■ Instructions for the task: Copy the lines of the data below exactly, starting at the first and stopping after the line that contains "-1.01, -1.22, -1.36]"; include no pictures.
## BEGIN Material
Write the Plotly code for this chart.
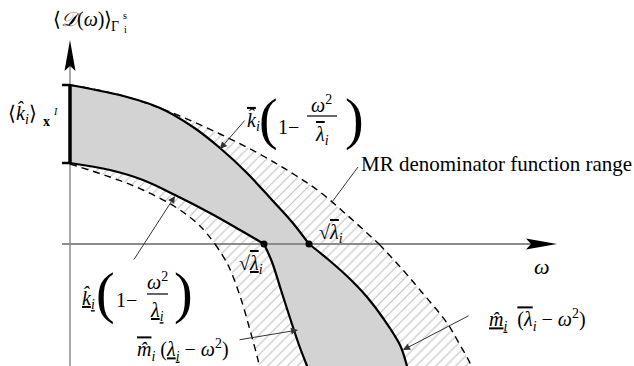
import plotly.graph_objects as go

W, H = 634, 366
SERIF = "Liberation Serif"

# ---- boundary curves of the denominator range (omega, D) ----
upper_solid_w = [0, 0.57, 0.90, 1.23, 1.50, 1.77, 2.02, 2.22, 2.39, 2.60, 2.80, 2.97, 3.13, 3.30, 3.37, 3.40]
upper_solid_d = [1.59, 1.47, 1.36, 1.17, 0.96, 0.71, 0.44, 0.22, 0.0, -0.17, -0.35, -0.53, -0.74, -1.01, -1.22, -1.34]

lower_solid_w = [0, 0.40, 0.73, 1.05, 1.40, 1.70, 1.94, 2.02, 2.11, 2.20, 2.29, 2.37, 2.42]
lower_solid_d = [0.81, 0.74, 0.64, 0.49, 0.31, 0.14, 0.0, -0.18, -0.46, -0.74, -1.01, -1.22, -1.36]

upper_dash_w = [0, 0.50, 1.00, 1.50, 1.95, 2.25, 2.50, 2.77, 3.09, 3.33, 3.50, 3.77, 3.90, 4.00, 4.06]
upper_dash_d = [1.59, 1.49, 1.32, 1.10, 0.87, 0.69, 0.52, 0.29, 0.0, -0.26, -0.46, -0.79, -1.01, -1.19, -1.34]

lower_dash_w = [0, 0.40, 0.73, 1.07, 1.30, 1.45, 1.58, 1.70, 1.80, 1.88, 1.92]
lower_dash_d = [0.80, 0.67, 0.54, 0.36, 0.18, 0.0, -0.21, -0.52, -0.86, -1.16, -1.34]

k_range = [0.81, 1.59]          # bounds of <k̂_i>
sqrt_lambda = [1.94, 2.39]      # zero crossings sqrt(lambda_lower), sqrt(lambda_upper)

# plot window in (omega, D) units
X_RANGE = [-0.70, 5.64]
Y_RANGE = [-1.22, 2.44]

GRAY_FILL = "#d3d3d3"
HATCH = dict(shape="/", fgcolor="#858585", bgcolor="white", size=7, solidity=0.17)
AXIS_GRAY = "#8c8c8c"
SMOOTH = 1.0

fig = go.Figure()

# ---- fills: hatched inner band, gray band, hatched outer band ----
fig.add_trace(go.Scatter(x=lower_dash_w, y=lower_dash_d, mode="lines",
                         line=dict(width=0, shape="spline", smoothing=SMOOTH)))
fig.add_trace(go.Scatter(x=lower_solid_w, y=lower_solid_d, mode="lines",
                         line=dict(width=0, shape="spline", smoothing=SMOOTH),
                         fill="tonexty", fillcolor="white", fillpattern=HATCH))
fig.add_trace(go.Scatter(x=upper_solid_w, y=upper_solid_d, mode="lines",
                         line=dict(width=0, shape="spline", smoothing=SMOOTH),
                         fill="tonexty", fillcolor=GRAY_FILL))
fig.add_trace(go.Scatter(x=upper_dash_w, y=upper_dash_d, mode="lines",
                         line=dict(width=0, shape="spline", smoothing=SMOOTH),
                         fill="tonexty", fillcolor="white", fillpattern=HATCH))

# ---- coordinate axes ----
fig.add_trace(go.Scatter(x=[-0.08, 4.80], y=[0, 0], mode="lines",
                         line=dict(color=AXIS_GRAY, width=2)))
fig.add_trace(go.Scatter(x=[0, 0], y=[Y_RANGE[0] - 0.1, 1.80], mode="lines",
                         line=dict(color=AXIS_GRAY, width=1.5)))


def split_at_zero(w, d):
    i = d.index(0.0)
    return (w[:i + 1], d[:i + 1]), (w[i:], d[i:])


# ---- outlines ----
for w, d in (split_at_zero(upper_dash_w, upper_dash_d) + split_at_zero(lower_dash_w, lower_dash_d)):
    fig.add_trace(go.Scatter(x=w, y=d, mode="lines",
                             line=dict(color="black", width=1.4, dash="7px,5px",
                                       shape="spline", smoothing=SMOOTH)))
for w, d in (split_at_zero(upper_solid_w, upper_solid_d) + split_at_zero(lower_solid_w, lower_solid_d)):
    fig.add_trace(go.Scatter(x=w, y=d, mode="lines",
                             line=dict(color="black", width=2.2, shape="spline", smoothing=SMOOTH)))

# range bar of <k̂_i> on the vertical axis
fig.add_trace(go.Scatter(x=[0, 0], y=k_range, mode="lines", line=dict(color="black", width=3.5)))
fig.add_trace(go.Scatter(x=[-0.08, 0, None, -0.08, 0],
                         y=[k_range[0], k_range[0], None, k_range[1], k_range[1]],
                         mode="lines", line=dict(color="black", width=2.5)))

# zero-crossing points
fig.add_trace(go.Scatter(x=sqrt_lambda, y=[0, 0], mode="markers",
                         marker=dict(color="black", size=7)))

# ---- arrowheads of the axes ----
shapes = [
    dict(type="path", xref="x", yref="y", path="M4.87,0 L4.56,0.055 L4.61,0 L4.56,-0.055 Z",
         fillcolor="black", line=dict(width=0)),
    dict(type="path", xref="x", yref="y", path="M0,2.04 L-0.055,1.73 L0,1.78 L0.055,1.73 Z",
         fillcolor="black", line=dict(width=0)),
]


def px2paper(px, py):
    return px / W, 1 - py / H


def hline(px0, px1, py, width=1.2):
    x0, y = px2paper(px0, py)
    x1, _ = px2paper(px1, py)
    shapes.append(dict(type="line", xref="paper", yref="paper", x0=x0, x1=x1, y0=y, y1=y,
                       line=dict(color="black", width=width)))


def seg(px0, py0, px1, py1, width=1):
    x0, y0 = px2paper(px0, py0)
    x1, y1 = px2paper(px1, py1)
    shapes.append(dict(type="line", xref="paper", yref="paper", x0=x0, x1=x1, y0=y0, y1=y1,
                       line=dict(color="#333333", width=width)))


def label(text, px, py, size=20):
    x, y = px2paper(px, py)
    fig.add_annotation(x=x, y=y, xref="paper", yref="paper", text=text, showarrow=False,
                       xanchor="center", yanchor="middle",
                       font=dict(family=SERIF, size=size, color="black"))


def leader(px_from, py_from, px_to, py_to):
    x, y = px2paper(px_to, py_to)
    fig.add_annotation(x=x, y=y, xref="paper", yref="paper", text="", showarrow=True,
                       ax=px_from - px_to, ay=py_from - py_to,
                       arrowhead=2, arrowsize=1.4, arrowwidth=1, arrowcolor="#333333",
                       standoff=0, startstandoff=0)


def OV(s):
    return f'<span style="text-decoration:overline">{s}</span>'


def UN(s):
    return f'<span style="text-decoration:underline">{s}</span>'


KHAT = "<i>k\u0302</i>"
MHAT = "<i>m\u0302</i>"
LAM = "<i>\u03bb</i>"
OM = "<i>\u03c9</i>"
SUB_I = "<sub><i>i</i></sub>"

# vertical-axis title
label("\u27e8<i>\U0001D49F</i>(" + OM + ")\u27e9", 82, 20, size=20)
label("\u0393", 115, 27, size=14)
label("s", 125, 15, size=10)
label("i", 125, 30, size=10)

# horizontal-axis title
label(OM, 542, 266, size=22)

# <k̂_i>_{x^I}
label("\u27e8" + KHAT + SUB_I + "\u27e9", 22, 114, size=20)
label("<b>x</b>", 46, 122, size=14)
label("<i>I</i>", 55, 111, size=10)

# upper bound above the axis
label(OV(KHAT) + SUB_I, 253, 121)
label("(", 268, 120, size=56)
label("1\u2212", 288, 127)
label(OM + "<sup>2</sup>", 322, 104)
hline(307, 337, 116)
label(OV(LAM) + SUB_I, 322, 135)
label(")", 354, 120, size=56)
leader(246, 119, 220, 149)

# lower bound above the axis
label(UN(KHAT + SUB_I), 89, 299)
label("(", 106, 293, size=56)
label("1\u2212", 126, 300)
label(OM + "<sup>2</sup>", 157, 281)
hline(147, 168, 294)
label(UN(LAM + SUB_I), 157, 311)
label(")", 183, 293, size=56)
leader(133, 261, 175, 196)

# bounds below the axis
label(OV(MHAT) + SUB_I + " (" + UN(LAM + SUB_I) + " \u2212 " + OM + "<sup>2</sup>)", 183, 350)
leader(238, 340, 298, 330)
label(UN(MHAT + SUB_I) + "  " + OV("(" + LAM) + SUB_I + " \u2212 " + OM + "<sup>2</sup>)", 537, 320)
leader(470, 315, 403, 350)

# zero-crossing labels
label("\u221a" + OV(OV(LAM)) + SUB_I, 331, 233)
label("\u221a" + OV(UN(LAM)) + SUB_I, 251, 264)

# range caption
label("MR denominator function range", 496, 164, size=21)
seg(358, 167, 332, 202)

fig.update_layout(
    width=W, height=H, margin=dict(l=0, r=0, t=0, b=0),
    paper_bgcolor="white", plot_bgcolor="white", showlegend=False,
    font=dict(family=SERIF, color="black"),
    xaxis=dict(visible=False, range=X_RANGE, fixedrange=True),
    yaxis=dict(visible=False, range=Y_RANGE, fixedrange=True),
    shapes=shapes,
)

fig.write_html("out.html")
## END Material
■ Solution to this exercise:
Write the Plotly code for this chart.
import plotly.graph_objects as go

W, H = 634, 366
SERIF = "Liberation Serif"

# ---- boundary curves of the denominator range (omega, D) ----
upper_solid_w = [0, 0.57, 0.90, 1.23, 1.50, 1.77, 2.02, 2.22, 2.39, 2.60, 2.80, 2.97, 3.13, 3.30, 3.37, 3.40]
upper_solid_d = [1.59, 1.47, 1.36, 1.17, 0.96, 0.71, 0.44, 0.22, 0.0, -0.17, -0.35, -0.53, -0.74, -1.01, -1.22, -1.34]

lower_solid_w = [0, 0.40, 0.73, 1.05, 1.40, 1.70, 1.94, 2.02, 2.11, 2.20, 2.29, 2.37, 2.42]
lower_solid_d = [0.81, 0.74, 0.64, 0.49, 0.31, 0.14, 0.0, -0.18, -0.46, -0.74, -1.01, -1.22, -1.36]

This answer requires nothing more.